If not for the presence of Steve Carell and Jennifer Garner, the adaptation of Alexander and the Terrible, Horrible, No Good, Very Bad Day might have been more fitting as a Disney Channel movie-of-the-week. It’s a mercifully brief film—75 minutes pass before the end credits roll—and what transpires within is low-key, predictable, and frequently trite in ways that would be apt in a modern-day Afterschool Special. There’s a smattering of bright spots throughout, but overall, Alexander is such a neutral and neutered family film that it leaves behind no singular identity.
Ed Oxenbould plays the eponymous boy who, on the eve of his 12th birthday, suffers through an extremely poor day. Everything he could possibly imagine would go wrong in his otherwise seemingly pampered and stress-free life does go wrong. He oversleeps and immediately gets gum stuck in his hair. Then, he finds out no one is attending his unassuming party the next night because the most popular boy in school is celebrating his 12th birthday then as well. Plus, he sets the science lab on fire while trying to impress the pretty girl in his class. Once he comes home (after a late pickup), he inadvertently destroys his baby brother’s favorite pacifier.
Adding insult to injury, his parents (Carell and Garner) and older siblings don’t empathize too much, being more involved in their own problems, ranging from driving tests to high-stakes job interviews. Therefore, Alexander wishes, for his birthday, that everyone else in the family would have a terrible, horrible, no good, very bad day of their own. Lo and behold, his birthday wish (maybe) comes true, as the second and third acts of the picture present the next 24 hours in all their lives, intended to be hilariously awful.
At various points in Alexander, it’s difficult to know if we should mockingly laugh at or sympathize with Alexander and, more specifically, his siblings and parents. When his older brother (Dylan Minnette) says that, because he expects pass his driving test the same day he’ll chauffeur his pretty and selfish girlfriend to the prom, he’s “hashtag blessed,” it’s meant both as a laugh line and as…a reason to scorn this chump? Possibly? By the end, everyone’s reaffirmed that, deep down, they all love each other in spite of whatever troubles they may face, but what comes before is an odd mix of attempts at darker humor (including a jaw-droppingly misguided final gag, wherein Carell nearly breaks the fourth wall to clarify the film’s PG rating, lest we delve into more adult fare) and sentimental pap.

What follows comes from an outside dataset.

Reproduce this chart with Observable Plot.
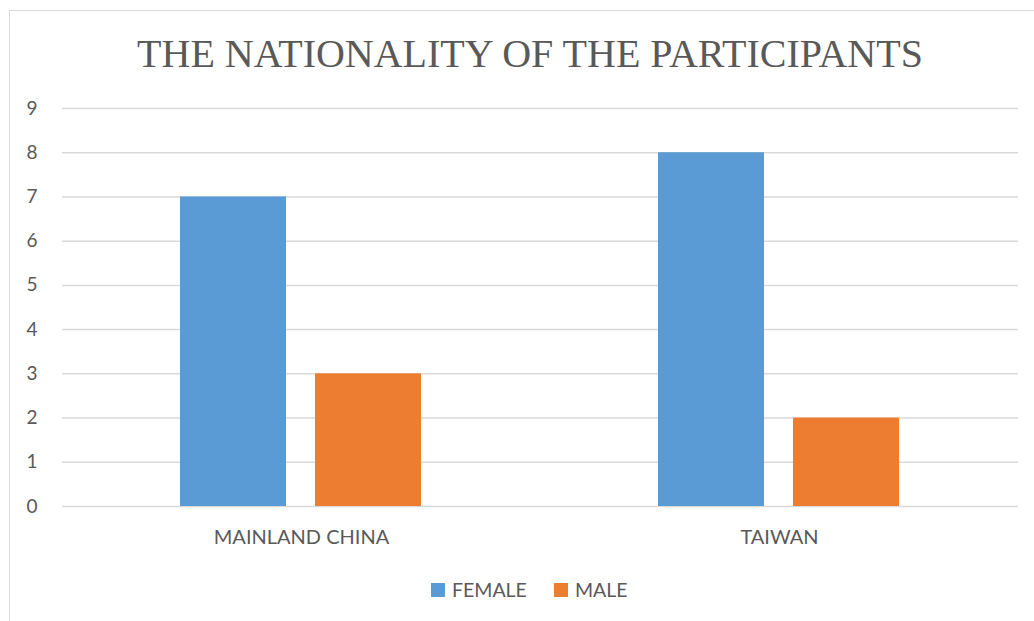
<!DOCTYPE html>
<html>
<head>
<meta charset="utf-8">
<script src="https://cdn.jsdelivr.net/npm/d3@7"></script>
<script src="https://cdn.jsdelivr.net/npm/@observablehq/plot@0.6"></script>
<style>
  html, body { margin: 0; padding: 0; background: #fff; width: 1034px; height: 621px; overflow: hidden; }
  #frame { position: absolute; left: 9px; top: 10px; width: 1040px; height: 640px; border: 1.5px solid #d9d9d9; box-sizing: border-box; background: #fff; }
  #title { position: absolute; left: 0; top: 19px; width: 1040px; text-align: center; font-family: "Liberation Serif", "Times New Roman", serif; font-size: 40px; color: #595959; white-space: nowrap; }
  #chart { position: absolute; left: -10px; top: 69px; }
  #legend { position: absolute; top: 567px; left: 421px; font-family: Lato, "Open Sans", sans-serif; font-size: 19.5px; color: #595959; display: flex; align-items: center; }
  .item { display: flex; align-items: center; margin-right: 27px; }
  .sw { width: 14px; height: 14px; margin-right: 7px; }
</style>
</head>
<body>
<div id="frame">
  <div id="title">THE NATIONALITY OF THE PARTICIPANTS</div>
  <div id="chart"></div>
  <div id="legend"></div>
</div>
<script>
const categories = ["MAINLAND CHINA", "TAIWAN"];
const seriesNames = ["FEMALE", "MALE"];
const female = [7, 8];
const male = [3, 2];
const colors = ["#5B9BD5", "#ED7D31"];
const yTicks = [0, 1, 2, 3, 4, 5, 6, 7, 8, 9];

const data = [];
categories.forEach((c, i) => {
  data.push({category: c, series: "FEMALE", value: female[i]});
  data.push({category: c, series: "MALE", value: male[i]});
});

const chart = Plot.plot({
  width: 1034,
  height: 480,
  marginLeft: 61,
  marginRight: 16,
  marginTop: 28,
  marginBottom: 54,
  style: { fontFamily: "Lato, 'Open Sans', sans-serif", fontSize: "19px", color: "#595959", background: "transparent" },
  fx: { domain: categories, padding: 0, label: null },
  x: { domain: seriesNames, paddingInner: 0.213, paddingOuter: 0.868, axis: null },
  y: { domain: [0, 9], ticks: yTicks, label: null },
  color: { domain: seriesNames, range: colors },
  marks: [
    Plot.gridY(yTicks, { stroke: "#d9d9d9", strokeOpacity: 1, strokeWidth: 1.5 }),
    Plot.barY(data, { fx: "category", x: "series", y: "value", fill: "series" }),
    Plot.axisY(yTicks, { tickSize: 0, tickPadding: 25, fontSize: 19, fill: "#595959" }),
    Plot.axisFx({ anchor: "bottom", tickSize: 0, tickPadding: 23, fontSize: 20, fill: "#595959", label: null })
  ]
});
document.getElementById("chart").appendChild(chart);

const legend = document.getElementById("legend");
seriesNames.forEach((s, i) => {
  const it = document.createElement("div");
  it.className = "item";
  const sw = document.createElement("div");
  sw.className = "sw";
  sw.style.background = colors[i];
  const t = document.createElement("span");
  t.textContent = s;
  it.appendChild(sw);
  it.appendChild(t);
  legend.appendChild(it);
});
</script>
</body>
</html>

Some of the verbal humor in Rob Lieber’s script, loosely based on Judith Viorst’s book, works well enough, as when one kid casually refers to his psychopharmacologist. However, the framing of visual gags, from Carell getting kicked in the stomach by a kangaroo to Alexander suffering a car ride with a friend’s hippie mother shout-singing to “What’s Up?” by 4 Non-Blondes, is marred by Miguel Arteta’s flat direction. A kid suffering an interminable car ride with an obnoxious choice of song is a funny concept, but Arteta squelches the joke (and others) thanks to his choice of shot composition.
The other unavoidable problem in Alexander is that the myriad problems the Cooper family suffers in a two-day period feels awfully slight, many of which barely rise above, as Minnette’s character might say, “hashtag first world problems.” One child wants desperately to be cool and woo a pretty girl; the eldest wants to reaffirm his coolness by being on the arm of his pretty girl; the middle child wants to have a memorable turn as Peter Pan in the school play. The parents’ problems are slightly more substantial, but just barely: Carell wants an interview to go well, or else his unemployment may never end even though he’s literally a rocket scientist with a PhD; Garner needs to make sure a celebrity book reading goes as planned lest her employment be at risk. This is a Disney film, so there’s little suspense (even less so thanks to a useless in medias res opening), but it’s still difficult to care about any of these people. At its best, Alexander and the Terrible, Horrible, No Good, Very Bad Day is an amiable portrait of 21st-century white-bread suburbia; too often, it’s an un-self-aware, unremarkable time-filler.